According to ZANU-PF sources on Sunday, former vice president, Emmerson Mnangagwa, who was sacked by Mugabe this month, has been appointed as new party leader.
The announcement came following an emergency meeting of the ruling party after which one of the delegates told Reuters, “He has been expelled,” adding, “Mnangagwa is our new leader.”
“A resolution has been adopted to recall the president and elevate Mnangagwa as the party president,” another delegate was quoted by AFP as saying.
ZANU-PF sources say Mugabe’s wife Grace, who hoped to succeed Mugabe, has been also expelled from the party.
Leader of Zimbabwe’s war veterans, Chris Mutsvangwa, has also confirmed that ZANU-PF has replaced Mugabe with Mnangagwa as leader.
Mutsvangwa added that ZANU-PF had started the process to remove the 93-year-old Mugabe as president of Zimbabwe.
Mutsvangwa went on to threaten that there would be calls for street protests if Mugabe refused to go, telling reporters, “We will bring back the crowds and they will do their business.”
The 75-year-old Mnangagwa is now expected to lead an interim post-Mugabe unity government and concentrate on rebuilding relations with the outside world. The former vice president is also expected to undertake the daunting task of stabilizing an economy in freefall.
The development came just a day after hundreds of thousands of people marched through the streets of capital, Harare, calling for the resignation of Mugabe after nearly four decades in power starting after the former British colony gained independence from Britain in 1980.

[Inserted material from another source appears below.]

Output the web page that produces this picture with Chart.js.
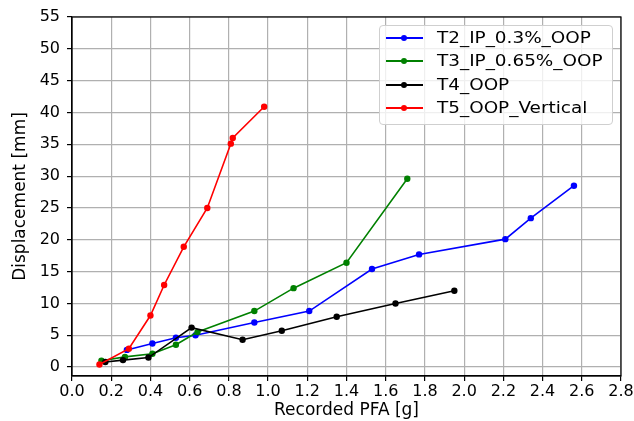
<!DOCTYPE html>
<html>
<head>
<meta charset="utf-8">
<script src="https://cdn.jsdelivr.net/npm/chart.js@4"></script>
<style>
  html, body { margin: 0; padding: 0; background: #fff; }
  #wrap { position: relative; width: 634px; height: 421px; }
  #legend {
    position: absolute; left: 379px; top: 25px; width: 232px; height: 98px;
    border: 1px solid #cfcfcf; border-radius: 4px; background: rgba(255,255,255,0.8);
    font-family: "DejaVu Sans", sans-serif; font-size: 16px; color: #000;
  }
  .row { position: absolute; left: 0; width: 100%; height: 24px; }
  .ln { position: absolute; left: 6px; top: 11px; width: 37px; height: 2px; }
  .dot { position: absolute; left: 21px; top: 9px; width: 6px; height: 6px; border-radius: 50%; }
  .tx { position: absolute; left: 57px; top: 0; line-height: 24px; white-space: nowrap;
        transform: scaleX(1.15); transform-origin: 0 50%; }
</style>
</head>
<body>
<div id="wrap">
  <canvas id="c" width="634" height="421"></canvas>
  <div id="legend"></div>
</div>
<script>
// ---- data ----
const seriesNames = ['T2_IP_0.3%_OOP', 'T3_IP_0.65%_OOP', 'T4_OOP', 'T5_OOP_Vertical'];

const xT2 = [0.28, 0.41, 0.53, 0.63, 0.93, 1.21, 1.53, 1.77, 2.21, 2.34, 2.56];
const yT2 = [2.7, 3.7, 4.6, 5.0, 7.0, 8.8, 15.4, 17.7, 20.1, 23.4, 28.5];

const xT3 = [0.15, 0.27, 0.41, 0.53, 0.64, 0.93, 1.13, 1.40, 1.71];
const yT3 = [1.0, 1.6, 2.1, 3.5, 5.5, 8.8, 12.4, 16.4, 29.6];

const xT4 = [0.17, 0.26, 0.39, 0.61, 0.87, 1.07, 1.35, 1.65, 1.95];
const yT4 = [0.8, 1.1, 1.5, 6.2, 4.3, 5.7, 7.9, 10.0, 12.0];

const xT5 = [0.14, 0.29, 0.40, 0.47, 0.57, 0.69, 0.81, 0.82, 0.98];
const yT5 = [0.4, 2.9, 8.1, 12.9, 18.9, 25.0, 35.1, 36.0, 40.9];

const xTicks = [0.0, 0.2, 0.4, 0.6, 0.8, 1.0, 1.2, 1.4, 1.6, 1.8, 2.0, 2.2, 2.4, 2.6, 2.8];
const yTicks = [0, 5, 10, 15, 20, 25, 30, 35, 40, 45, 50, 55];

const xTitle = 'Recorded PFA [g]';
const yTitle = 'Displacement [mm]';

// ---- styles ----
const colors = ['#0000ff', '#008000', '#000000', '#ff0000'];
const FONT = { family: 'DejaVu Sans', size: 16, lineHeight: 1.2 };
const TFONT = { family: 'DejaVu Sans', size: 17, lineHeight: 1.2 };

const xs = [xT2, xT3, xT4, xT5];
const ys = [yT2, yT3, yT4, yT5];

const datasets = seriesNames.map((name, i) => ({
  label: name,
  data: xs[i].map((x, k) => ({ x: x, y: ys[i][k] })),
  borderColor: colors[i],
  backgroundColor: colors[i],
  borderWidth: 1.6,
  pointRadius: 3.2,
  pointHoverRadius: 3.2,
  pointBorderWidth: 0,
  showLine: true,
  tension: 0,
  order: seriesNames.length - i
}));

const frame = {
  id: 'frame',
  afterDraw(chart) {
    const a = chart.chartArea, ctx = chart.ctx;
    ctx.save();
    ctx.strokeStyle = '#000';
    ctx.lineWidth = 1.2;
    ctx.strokeRect(a.left, a.top, a.right - a.left, a.bottom - a.top);
    ctx.restore();
  }
};

new Chart(document.getElementById('c'), {
  type: 'scatter',
  data: { datasets: datasets },
  options: {
    responsive: false,
    animation: false,
    devicePixelRatio: 1,
    layout: { padding: { top: 17, right: 13, left: 0, bottom: 0 } },
    plugins: { legend: { display: false }, tooltip: { enabled: false } },
    scales: {
      x: {
        type: 'linear',
        min: 0, max: 2.8,
        afterBuildTicks: s => { s.ticks = xTicks.map(v => ({ value: v })); },
        afterFit: s => { s.height = 45; s.paddingLeft = 0; s.paddingRight = 0; },
        ticks: {
          color: '#000', font: FONT, padding: 1, maxRotation: 0, autoSkip: false,
          callback: v => Number(v).toFixed(1)
        },
        grid: { color: '#b0b0b0', lineWidth: 1.2, tickLength: 5, tickColor: '#000', tickWidth: 1.2 },
        border: { color: '#000', width: 1.2 },
        title: { display: true, text: xTitle, color: '#000', font: TFONT, padding: { top: 0, bottom: 0 } }
      },
      y: {
        type: 'linear',
        min: -1.4, max: 55,
        afterBuildTicks: s => { s.ticks = yTicks.map(v => ({ value: v })); },
        afterFit: s => { s.width = 72; s.paddingTop = 0; s.paddingBottom = 0; },
        ticks: { color: '#000', font: FONT, padding: 7, autoSkip: false, callback: v => String(v) },
        grid: { color: '#b0b0b0', lineWidth: 1.2, tickLength: 5, tickColor: '#000', tickWidth: 1.2 },
        border: { color: '#000', width: 1.2 },
        title: { display: true, text: yTitle, color: '#000', font: TFONT, padding: { top: 10, bottom: 0 } }
      }
    }
  },
  plugins: [frame]
});

// ---- legend (real text) ----
const leg = document.getElementById('legend');
const rowTops = [0, 23, 47, 70];
seriesNames.forEach((name, i) => {
  const row = document.createElement('div');
  row.className = 'row';
  row.style.top = rowTops[i] + 'px';
  const ln = document.createElement('div'); ln.className = 'ln'; ln.style.background = colors[i];
  const dot = document.createElement('div'); dot.className = 'dot'; dot.style.background = colors[i];
  const tx = document.createElement('div'); tx.className = 'tx'; tx.textContent = name;
  row.appendChild(ln); row.appendChild(dot); row.appendChild(tx);
  leg.appendChild(row);
});
</script>
</body>
</html>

An estimated 5,000 elated demonstrators marched through the capital city on Saturday, waving national flags and chanting slogans against the 93-year-old veteran amid nationwide tensions over an effective coup against him.
Organizers of the mass rally said the move was “a show of people’s force” and public defiance against the long-time president and his close allies.
Political tensions emerged in Zimbabwe earlier this month after Mugabe fired Mnangagwa and accused him of plotting to take power, including through witchcraft.
Mnangagwa, who enjoyed the backing of the military, had previously been considered the most likely to succeed the president if Mugabe resigned or died while in power. His sudden dismissal, however, raised speculations that Mugabe was clearing the way for his wife, Grace, to take the position.
On Wednesday, Zimbabwe’s military forces seized power in the country, after soldiers and armored vehicles began blocking roads to the main government offices, the parliament, and the courts in central Harare. The African Union’s leader, Alpha Conde, has already described the move as a “coup.”
Mugabe and his military forces, who had long helped him stay in power, had recently been at odds over his successor. The power clash had culminated in the sacking of Mnangagwa.
The military, which insists it is only going after “criminals” and is not planning to take power, has also detained finance minister, Ignatius Chombo, a leading member of the so-called ‘G40’ faction of the ZANU-PF, run by Grace.
Mugabe and his wife have been on the European Union’s sanctions list along with other key figures in Zimbabwe’s ruling elite, facing travel bans and asset freezes abroad.